● **SHORT EXERCISE**
Retype the stretch of lines that starts at the line containing "Write the React, TypeScript" and ends at the line containing "const yTicks = [0, 10, 20, 30, 40, 50];", inclusive. Do not include pictures.

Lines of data
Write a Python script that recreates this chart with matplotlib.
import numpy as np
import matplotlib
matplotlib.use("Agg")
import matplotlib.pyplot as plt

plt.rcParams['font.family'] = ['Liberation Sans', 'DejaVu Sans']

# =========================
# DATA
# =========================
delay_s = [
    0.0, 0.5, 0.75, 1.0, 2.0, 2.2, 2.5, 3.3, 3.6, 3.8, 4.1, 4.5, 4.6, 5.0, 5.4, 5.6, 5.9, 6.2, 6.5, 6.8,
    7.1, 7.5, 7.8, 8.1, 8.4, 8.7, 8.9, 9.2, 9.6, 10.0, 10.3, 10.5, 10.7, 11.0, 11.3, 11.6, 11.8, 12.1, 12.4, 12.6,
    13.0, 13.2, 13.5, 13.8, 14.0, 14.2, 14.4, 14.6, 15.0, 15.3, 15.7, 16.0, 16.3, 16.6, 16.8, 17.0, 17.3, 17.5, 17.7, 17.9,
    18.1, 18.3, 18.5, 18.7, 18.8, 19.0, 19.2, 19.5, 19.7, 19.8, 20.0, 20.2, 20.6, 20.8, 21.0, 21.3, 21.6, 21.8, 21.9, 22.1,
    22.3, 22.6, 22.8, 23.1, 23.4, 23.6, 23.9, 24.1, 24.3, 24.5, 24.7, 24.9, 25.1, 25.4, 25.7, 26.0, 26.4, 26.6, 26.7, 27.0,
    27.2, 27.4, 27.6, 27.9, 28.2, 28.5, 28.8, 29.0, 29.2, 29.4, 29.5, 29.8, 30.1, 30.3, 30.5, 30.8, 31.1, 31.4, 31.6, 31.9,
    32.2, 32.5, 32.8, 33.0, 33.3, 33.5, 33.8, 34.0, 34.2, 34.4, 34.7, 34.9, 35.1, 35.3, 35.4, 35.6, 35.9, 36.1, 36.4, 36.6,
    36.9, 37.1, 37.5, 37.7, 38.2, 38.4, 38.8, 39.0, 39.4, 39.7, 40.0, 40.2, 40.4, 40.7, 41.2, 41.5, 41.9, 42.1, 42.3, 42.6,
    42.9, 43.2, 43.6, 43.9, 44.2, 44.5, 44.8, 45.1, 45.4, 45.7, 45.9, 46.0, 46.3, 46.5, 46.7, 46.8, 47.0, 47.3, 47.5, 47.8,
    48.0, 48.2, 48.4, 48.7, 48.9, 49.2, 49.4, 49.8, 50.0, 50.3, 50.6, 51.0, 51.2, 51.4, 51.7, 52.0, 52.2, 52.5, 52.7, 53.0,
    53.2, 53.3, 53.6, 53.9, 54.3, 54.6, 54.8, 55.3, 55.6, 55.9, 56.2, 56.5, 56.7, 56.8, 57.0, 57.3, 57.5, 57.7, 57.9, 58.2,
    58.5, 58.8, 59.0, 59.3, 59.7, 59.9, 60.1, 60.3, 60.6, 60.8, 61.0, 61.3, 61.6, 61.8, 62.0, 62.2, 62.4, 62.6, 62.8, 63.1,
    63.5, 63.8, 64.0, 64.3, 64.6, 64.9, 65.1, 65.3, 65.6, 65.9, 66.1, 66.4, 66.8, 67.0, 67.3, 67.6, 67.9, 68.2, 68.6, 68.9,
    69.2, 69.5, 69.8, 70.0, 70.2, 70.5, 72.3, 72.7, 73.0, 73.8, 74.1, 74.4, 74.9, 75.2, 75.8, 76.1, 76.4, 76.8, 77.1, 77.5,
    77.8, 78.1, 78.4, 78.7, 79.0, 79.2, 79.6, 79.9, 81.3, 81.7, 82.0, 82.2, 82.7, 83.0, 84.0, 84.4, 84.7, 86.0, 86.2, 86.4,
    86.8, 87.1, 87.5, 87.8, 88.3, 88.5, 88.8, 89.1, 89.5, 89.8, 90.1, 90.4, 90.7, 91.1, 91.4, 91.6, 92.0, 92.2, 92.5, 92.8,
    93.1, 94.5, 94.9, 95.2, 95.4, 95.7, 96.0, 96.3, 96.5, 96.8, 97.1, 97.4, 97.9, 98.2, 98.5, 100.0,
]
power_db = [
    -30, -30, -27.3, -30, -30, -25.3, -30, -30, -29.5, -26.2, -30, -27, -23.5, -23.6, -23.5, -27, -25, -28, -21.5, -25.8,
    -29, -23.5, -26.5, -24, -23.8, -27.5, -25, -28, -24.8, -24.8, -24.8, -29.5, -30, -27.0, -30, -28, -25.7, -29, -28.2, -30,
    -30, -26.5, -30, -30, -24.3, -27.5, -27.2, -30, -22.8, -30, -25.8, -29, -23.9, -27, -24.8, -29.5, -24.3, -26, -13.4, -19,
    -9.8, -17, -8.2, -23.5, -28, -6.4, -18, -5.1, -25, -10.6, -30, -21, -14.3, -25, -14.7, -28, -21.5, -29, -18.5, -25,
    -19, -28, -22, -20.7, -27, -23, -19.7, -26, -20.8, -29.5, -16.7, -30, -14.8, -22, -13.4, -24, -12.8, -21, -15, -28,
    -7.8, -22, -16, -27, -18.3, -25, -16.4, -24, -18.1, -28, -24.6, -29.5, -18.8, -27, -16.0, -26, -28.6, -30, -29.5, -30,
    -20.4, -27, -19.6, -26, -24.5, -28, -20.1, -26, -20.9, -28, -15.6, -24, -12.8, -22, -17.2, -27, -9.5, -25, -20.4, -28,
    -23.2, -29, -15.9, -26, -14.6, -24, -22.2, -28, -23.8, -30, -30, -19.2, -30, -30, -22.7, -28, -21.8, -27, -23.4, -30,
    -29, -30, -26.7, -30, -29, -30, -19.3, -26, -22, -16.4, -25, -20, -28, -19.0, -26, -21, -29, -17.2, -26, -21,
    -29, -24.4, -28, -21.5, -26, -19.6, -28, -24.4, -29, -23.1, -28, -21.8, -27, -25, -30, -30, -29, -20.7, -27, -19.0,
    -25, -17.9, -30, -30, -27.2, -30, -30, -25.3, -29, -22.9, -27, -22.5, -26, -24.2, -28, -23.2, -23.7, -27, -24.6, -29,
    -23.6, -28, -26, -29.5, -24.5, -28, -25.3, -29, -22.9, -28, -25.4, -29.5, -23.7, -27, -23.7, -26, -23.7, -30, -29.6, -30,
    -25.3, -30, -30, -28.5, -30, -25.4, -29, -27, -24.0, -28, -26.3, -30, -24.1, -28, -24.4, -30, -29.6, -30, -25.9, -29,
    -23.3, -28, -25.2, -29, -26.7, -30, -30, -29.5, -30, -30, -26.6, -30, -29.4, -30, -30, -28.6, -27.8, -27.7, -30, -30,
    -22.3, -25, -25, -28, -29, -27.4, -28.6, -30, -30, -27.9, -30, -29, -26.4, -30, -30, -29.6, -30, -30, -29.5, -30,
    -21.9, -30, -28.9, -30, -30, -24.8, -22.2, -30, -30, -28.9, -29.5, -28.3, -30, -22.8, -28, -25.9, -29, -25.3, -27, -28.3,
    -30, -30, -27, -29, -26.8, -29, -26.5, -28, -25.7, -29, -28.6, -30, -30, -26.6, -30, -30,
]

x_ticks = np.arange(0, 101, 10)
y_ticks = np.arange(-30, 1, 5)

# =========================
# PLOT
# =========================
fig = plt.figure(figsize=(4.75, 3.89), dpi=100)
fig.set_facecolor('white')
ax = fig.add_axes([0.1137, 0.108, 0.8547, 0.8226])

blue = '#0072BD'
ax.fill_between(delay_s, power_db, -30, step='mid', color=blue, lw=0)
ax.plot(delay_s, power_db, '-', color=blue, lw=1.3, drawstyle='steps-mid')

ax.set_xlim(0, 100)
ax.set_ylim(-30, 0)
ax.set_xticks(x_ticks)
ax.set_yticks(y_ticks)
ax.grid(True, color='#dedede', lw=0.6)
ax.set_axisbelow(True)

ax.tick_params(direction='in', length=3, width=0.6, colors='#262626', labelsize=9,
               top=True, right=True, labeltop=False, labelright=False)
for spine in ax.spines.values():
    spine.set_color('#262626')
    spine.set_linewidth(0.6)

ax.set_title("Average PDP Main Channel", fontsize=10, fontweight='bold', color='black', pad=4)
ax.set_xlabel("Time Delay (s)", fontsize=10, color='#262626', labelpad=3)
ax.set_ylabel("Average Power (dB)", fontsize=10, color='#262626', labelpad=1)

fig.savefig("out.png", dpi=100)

---

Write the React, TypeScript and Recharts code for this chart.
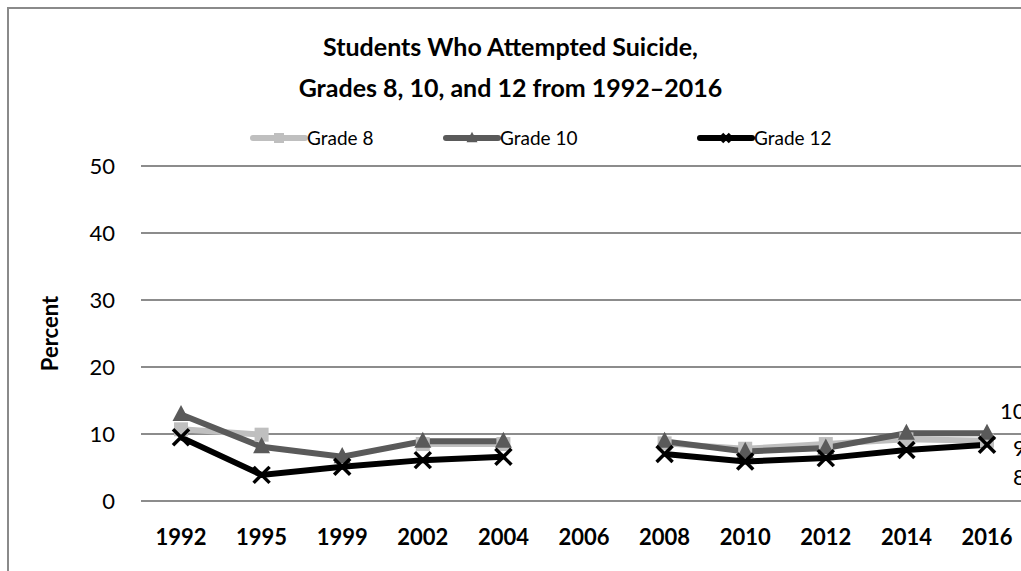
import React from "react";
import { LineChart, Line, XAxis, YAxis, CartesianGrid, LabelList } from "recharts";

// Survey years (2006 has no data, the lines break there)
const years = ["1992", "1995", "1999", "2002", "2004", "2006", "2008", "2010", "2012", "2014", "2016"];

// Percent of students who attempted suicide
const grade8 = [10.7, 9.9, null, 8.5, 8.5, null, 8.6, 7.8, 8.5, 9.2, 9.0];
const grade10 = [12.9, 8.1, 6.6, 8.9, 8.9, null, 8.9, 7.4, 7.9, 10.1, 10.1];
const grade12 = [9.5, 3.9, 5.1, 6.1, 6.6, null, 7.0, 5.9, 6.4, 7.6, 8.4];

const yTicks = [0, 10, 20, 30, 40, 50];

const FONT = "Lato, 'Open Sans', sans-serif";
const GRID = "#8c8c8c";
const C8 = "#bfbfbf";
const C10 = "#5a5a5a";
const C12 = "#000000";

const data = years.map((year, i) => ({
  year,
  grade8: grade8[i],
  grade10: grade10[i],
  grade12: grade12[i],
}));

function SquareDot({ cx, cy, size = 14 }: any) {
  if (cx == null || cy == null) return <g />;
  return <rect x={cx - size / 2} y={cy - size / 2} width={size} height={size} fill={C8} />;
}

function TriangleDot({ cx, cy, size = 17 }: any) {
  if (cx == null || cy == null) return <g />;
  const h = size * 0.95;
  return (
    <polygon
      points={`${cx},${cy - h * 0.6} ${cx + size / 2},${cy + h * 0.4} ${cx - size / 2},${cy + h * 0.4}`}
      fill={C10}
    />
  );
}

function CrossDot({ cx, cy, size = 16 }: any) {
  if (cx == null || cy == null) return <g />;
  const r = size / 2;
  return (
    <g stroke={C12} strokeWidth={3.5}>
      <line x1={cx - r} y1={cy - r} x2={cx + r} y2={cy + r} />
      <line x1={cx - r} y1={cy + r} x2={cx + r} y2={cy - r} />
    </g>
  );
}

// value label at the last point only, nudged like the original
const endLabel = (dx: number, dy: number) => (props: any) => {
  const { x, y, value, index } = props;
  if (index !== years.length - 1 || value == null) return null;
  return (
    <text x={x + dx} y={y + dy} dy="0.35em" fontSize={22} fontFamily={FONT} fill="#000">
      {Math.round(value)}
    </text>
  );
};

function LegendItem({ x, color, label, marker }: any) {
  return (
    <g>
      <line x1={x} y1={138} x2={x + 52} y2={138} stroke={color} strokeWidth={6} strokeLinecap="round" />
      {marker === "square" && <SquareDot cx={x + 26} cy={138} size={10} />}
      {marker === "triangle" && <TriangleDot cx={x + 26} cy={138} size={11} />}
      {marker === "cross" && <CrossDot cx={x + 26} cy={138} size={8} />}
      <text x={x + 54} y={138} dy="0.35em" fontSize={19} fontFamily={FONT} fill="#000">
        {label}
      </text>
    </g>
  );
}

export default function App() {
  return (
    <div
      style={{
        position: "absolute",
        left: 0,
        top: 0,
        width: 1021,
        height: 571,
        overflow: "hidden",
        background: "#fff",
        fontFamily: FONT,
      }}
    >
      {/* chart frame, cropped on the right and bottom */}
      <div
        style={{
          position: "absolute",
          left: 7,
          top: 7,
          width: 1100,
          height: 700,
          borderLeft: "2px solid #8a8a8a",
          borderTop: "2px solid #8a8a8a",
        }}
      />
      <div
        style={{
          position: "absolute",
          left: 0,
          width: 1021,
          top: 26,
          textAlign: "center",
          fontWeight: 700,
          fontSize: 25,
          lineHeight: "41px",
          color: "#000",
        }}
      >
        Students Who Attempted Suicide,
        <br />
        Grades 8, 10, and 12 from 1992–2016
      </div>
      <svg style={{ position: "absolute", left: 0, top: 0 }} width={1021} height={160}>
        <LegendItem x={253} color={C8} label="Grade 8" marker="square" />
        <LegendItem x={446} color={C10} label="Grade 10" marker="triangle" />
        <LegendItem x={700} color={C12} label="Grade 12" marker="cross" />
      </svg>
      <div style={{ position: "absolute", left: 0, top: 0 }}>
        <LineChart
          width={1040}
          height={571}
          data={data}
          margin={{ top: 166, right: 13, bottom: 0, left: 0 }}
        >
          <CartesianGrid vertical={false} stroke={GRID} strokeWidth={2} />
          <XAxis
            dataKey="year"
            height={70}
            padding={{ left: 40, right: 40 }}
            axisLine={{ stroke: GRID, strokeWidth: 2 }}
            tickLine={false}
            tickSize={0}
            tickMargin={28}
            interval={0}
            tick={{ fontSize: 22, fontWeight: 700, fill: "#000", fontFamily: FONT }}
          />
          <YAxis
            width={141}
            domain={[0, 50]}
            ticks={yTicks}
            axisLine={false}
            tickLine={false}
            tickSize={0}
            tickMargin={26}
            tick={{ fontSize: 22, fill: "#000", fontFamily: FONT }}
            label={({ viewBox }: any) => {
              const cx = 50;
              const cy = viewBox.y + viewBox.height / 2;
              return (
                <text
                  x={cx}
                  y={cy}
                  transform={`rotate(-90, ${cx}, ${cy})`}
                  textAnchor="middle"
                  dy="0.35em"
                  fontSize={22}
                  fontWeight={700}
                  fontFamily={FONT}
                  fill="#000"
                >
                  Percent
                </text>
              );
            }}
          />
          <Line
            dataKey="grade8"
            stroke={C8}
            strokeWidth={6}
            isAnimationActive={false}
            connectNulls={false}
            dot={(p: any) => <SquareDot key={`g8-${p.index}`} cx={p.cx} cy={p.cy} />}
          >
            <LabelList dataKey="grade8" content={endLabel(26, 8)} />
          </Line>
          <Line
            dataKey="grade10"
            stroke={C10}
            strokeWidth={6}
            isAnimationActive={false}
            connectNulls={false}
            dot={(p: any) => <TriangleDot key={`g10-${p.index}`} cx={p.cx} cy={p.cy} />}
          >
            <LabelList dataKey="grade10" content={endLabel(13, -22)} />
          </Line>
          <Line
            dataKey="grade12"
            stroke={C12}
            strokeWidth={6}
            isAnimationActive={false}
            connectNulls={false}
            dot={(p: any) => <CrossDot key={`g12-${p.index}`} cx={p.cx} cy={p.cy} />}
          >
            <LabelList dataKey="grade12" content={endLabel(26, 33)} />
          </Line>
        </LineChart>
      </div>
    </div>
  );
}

● **IN RESPONSE**
Write the React, TypeScript and Recharts code for this chart.
import React from "react";
import { LineChart, Line, XAxis, YAxis, CartesianGrid, LabelList } from "recharts";

// Survey years (2006 has no data, the lines break there)
const years = ["1992", "1995", "1999", "2002", "2004", "2006", "2008", "2010", "2012", "2014", "2016"];

// Percent of students who attempted suicide
const grade8 = [10.7, 9.9, null, 8.5, 8.5, null, 8.6, 7.8, 8.5, 9.2, 9.0];
const grade10 = [12.9, 8.1, 6.6, 8.9, 8.9, null, 8.9, 7.4, 7.9, 10.1, 10.1];
const grade12 = [9.5, 3.9, 5.1, 6.1, 6.6, null, 7.0, 5.9, 6.4, 7.6, 8.4];

const yTicks = [0, 10, 20, 30, 40, 50];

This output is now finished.